Les réactions ne se sont pas fait attendre après l'annonce, mardi 4 octobre, de l'attribution des Jeux asiatiques d'hiver 2029 à l'Arabie saoudite. L'immense pays, connu pour ses vastes étendues désertiques, va accueillir dans sept ans une myriade de sports d'hiver au sein d'une mégapole fraîchement construite dans le nord-ouest du Royaume.

Contacté par franceinfo: sport, Mael Besson, spécialiste de la transition écologique du sport, ex-responsable au WWF et ancien chef de mission "développement durable et transition écologique" au ministère des sports, exprime son incompréhension après la validation d'un projet en opposition avec les urgences environnementales mondiales.

Franceinfo: sport : En pleine polémique sur la Coupe du monde au Qatar, comment peut-on accueillir cette nouvelle, à savoir l'organisation de Jeux d'hiver dans un pays comme l'Arabie saoudite ?

Mael Besson : C'est une catastrophe écologique assez claire.
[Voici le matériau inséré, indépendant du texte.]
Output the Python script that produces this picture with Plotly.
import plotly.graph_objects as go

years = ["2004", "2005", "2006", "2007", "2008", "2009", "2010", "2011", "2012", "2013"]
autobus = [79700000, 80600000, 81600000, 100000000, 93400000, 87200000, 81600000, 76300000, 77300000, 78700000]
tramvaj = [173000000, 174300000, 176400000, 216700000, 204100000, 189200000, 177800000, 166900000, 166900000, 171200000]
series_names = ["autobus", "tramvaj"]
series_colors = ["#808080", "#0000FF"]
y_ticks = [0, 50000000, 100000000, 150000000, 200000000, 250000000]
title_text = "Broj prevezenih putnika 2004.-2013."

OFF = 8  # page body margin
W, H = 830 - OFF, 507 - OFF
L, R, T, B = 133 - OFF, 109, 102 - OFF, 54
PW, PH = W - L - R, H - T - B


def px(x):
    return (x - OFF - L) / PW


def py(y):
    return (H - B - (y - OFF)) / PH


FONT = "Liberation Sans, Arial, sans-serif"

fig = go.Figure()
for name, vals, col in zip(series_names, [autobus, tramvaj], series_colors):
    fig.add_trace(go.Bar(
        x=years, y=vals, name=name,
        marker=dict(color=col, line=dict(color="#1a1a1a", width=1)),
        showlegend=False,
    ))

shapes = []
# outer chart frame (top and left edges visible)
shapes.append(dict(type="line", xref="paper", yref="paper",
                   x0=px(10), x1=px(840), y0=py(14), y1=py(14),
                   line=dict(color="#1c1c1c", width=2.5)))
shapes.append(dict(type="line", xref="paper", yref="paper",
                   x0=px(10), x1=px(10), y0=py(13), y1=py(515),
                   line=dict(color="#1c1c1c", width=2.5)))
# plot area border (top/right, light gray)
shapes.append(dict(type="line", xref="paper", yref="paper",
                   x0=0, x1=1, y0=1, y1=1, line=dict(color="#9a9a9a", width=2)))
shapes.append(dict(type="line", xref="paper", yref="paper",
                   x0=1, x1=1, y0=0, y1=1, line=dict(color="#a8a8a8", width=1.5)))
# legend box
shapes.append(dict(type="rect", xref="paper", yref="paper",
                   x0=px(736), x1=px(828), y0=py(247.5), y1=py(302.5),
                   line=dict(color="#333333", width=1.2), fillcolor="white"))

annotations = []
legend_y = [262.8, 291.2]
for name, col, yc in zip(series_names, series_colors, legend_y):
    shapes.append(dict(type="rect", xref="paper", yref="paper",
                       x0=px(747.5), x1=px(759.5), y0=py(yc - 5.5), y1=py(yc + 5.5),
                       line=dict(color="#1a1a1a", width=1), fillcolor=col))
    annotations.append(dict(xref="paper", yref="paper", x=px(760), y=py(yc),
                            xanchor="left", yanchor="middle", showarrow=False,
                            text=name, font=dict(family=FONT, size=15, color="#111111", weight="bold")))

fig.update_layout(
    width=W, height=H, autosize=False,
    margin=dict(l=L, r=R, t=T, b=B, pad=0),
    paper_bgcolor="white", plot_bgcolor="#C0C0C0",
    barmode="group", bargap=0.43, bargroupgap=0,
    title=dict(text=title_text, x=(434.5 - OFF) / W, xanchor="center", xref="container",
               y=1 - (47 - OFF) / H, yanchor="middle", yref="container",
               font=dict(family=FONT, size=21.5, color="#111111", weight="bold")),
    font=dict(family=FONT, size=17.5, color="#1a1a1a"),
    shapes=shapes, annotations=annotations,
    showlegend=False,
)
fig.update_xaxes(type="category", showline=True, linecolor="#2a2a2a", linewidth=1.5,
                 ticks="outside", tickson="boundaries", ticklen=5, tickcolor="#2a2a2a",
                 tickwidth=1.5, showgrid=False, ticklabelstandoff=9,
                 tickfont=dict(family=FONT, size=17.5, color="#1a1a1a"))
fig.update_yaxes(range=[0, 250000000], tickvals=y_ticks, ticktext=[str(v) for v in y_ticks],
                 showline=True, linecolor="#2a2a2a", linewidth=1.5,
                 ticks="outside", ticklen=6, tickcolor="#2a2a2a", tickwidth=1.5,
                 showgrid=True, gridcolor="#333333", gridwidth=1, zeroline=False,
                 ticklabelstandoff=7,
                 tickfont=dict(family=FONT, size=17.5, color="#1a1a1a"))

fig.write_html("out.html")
On est dans une urgence environnementale importante et les conséquences des dérèglements environnementaux et climatiques commencent à être présents et à impacter profondément le sport. On l'a vu cet été avec des périodes de très fortes chaleurs, on va le voir cet hiver avec des questions d'enneigement... J'ai piloté un rapport quand j'étais au WWF sur l'impact du dérèglement climatique sur le sport, et ce genre de décisions et d'aberrations sur le plan écologique, cela ne fait que compromettre sérieusement notre capacité à avoir une planète habitable, et donc à pouvoir faire du sport. C'est contre-productif. C'est une catastrophe pour l'environnement et pour les valeurs du sport.

Vous pointez du doigt les instances internationales comme le CIO ou la FIFA...
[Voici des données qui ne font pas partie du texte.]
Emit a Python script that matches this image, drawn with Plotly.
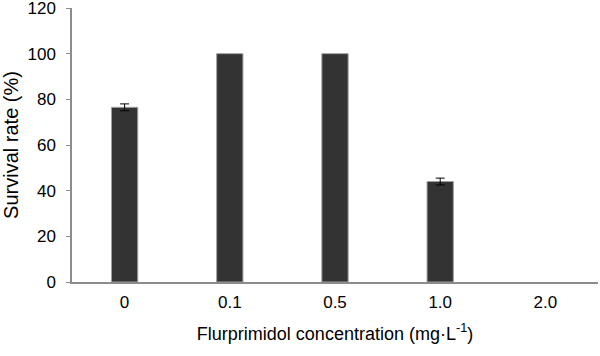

Oui, pour moi elles sont complètement décrédibilisées dans leur légitimité de porter les valeurs du sport. Le Comité international olympique, via le Conseil olympique d'Asie (instance regroupant 45 comités nationaux olympiques et affiliée au CIO), n'est pour moi plus légitime pour parler de vivre-ensemble, sur une planète vivable, de promouvoir des événements qui sont éco-responsables... Il y a une perte de crédibilité totale. On peut se poser la question de la légitimité du CIO et de la FIFA à pouvoir représenter le monde du sport.

Cela veut-il dire que nous ne sommes pas à l'abri de voir d'autres gros événements internationaux prendre la même direction ? Si les considérations éthiques et les responsabilités climatiques n'existent pas...
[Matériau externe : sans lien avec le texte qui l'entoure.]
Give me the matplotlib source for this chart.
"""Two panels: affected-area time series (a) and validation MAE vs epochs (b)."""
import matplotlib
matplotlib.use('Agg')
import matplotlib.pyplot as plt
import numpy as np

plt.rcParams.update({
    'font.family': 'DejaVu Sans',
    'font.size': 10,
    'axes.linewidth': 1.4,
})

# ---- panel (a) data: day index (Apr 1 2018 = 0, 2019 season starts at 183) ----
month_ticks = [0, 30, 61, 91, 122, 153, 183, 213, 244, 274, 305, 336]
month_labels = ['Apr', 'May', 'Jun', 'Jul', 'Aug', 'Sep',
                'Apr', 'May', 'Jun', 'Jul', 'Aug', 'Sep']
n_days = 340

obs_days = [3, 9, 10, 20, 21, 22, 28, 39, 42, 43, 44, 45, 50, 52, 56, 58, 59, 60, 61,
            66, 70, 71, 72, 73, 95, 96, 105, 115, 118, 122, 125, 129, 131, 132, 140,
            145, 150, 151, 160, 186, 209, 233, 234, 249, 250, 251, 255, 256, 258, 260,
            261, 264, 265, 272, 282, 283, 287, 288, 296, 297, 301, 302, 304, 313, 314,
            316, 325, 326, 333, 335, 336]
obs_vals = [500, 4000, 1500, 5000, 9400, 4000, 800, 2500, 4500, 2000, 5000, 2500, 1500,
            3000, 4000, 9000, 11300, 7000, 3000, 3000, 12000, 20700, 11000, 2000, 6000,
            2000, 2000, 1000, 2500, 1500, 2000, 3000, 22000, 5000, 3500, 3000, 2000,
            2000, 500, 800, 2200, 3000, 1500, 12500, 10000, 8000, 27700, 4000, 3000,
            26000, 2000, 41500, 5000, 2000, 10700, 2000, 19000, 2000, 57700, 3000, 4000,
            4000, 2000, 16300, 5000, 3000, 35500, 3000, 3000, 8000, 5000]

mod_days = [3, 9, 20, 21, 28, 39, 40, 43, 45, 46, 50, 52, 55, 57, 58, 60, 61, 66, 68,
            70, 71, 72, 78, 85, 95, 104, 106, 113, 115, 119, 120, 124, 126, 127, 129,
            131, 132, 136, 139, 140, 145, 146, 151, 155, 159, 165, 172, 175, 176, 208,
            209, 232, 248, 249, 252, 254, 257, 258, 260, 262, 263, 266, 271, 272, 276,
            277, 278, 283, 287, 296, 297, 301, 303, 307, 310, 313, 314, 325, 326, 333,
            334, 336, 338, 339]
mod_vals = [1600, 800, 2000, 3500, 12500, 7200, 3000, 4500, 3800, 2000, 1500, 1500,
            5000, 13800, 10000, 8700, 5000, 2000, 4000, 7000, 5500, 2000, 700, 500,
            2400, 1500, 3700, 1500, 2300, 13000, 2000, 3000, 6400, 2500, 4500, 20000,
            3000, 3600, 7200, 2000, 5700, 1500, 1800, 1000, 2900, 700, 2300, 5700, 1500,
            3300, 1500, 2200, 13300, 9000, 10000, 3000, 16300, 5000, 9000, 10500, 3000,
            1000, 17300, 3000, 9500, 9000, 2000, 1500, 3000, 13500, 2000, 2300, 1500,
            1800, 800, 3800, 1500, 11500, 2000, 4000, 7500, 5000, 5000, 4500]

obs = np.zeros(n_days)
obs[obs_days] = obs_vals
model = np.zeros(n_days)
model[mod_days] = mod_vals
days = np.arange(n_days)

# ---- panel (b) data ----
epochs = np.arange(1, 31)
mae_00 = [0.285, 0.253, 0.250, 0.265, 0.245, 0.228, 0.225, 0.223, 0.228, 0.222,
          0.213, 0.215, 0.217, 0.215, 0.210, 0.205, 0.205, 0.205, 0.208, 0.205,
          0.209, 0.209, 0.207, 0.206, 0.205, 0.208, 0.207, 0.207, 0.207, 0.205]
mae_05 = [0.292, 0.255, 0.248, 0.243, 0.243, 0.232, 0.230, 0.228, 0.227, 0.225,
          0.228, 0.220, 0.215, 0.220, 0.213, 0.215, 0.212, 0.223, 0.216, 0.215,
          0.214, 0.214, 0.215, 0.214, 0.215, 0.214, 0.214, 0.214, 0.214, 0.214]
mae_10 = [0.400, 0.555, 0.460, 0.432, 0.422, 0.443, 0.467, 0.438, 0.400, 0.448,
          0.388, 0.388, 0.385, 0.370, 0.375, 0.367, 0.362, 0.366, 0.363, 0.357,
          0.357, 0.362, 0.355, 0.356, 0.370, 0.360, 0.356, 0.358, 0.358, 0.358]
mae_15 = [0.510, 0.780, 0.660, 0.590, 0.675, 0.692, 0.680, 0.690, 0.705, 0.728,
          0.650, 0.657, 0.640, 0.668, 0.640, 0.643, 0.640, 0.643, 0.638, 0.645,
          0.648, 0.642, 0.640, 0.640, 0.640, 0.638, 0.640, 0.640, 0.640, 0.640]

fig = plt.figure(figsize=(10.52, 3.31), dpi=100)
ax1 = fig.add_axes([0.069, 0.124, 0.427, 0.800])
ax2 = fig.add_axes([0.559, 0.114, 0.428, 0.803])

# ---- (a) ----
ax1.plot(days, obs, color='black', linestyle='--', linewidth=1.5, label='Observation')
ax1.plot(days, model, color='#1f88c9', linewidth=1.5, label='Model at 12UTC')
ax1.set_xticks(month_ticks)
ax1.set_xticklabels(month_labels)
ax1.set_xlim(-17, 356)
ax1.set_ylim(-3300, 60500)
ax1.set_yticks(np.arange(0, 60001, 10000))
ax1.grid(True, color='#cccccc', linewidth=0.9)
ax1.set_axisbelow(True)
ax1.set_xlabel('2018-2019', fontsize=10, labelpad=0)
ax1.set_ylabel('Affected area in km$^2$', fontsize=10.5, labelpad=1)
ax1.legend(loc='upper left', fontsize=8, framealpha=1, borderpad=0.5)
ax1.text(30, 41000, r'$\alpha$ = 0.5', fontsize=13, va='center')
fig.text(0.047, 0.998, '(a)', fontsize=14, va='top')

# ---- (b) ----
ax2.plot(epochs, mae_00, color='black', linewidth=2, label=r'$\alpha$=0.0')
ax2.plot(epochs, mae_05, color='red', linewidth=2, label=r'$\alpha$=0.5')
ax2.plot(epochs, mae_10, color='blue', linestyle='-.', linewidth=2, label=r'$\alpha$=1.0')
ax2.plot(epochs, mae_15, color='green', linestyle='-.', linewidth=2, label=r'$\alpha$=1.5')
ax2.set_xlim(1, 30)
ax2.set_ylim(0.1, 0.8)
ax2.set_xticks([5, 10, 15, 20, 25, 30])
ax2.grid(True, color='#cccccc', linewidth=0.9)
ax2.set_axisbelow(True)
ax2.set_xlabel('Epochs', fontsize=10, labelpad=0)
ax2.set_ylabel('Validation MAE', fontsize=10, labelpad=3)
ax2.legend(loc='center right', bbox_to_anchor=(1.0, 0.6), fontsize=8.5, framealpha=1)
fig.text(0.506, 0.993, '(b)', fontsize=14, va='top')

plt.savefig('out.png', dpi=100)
Tant que l'on ne montrera pas un désaccord, un désintérêt ou une opposition pour ce genre de projets, et que l'on continuera à alimenter le système économique tel qu'il existe, on aura malheureusement des projets de ce type-là.

L'argument de l'Arabie saoudite pourrait être de dire que c'est un projet financé à 100% par le Royaume, qu'il est souverain sur son territoire... ?

On a beau avoir des Etats souverains, on est sur un climat environnemental mondial. Donc les actions des uns impactent le climat de tous les autres. On ne peut pas réfléchir à l'échelle d'un État ou d'une région du monde sur le climat. Si l' on va dans cette direction, le sport risque de devenir le symbole d'une injustice sociale face au dérèglement climatique. Certaines populations, certains sportifs, certaines compétitions auraient le droit de consommer des ressources, émettre des gaz à effet de serre, là où d'autres types de population vont en subir les conséquences ? Le sport va se retrouver dans une lutte des classes, c'est un peu ce que l'on a sur certaines disciplines.

Comment est-il possible de faire pression pour que ce genre de projets et de candidatures ne voient pas le jour ?

Ces fédérations internationales ayant des difficultés à changer leurs modèles, il faut les aider à le faire. Les Etats et les villes qui sont en désaccord avec ces types de projets peuvent faire pression sur ces instances internationales pour qu'elles modifient leur cahier des charges, leurs règles et leurs visions. Les grandes villes, qui se mobilisent les unes après les autres pour annoncer qu'elles ne diffuseront pas le Mondial au Qatar, doivent affirmer auprès du CIO et de ces instances que tant qu'elles auront ces visions du sport mondial, elles ne candidateront plus. Il faut exclure ces projets climaticides de manière claire dans le cahier des charges. Ces projets ne doivent pas pouvoir exister à l'heure actuelle au regard des urgences environnementales. C'est contraire aux valeurs même de l'olympisme.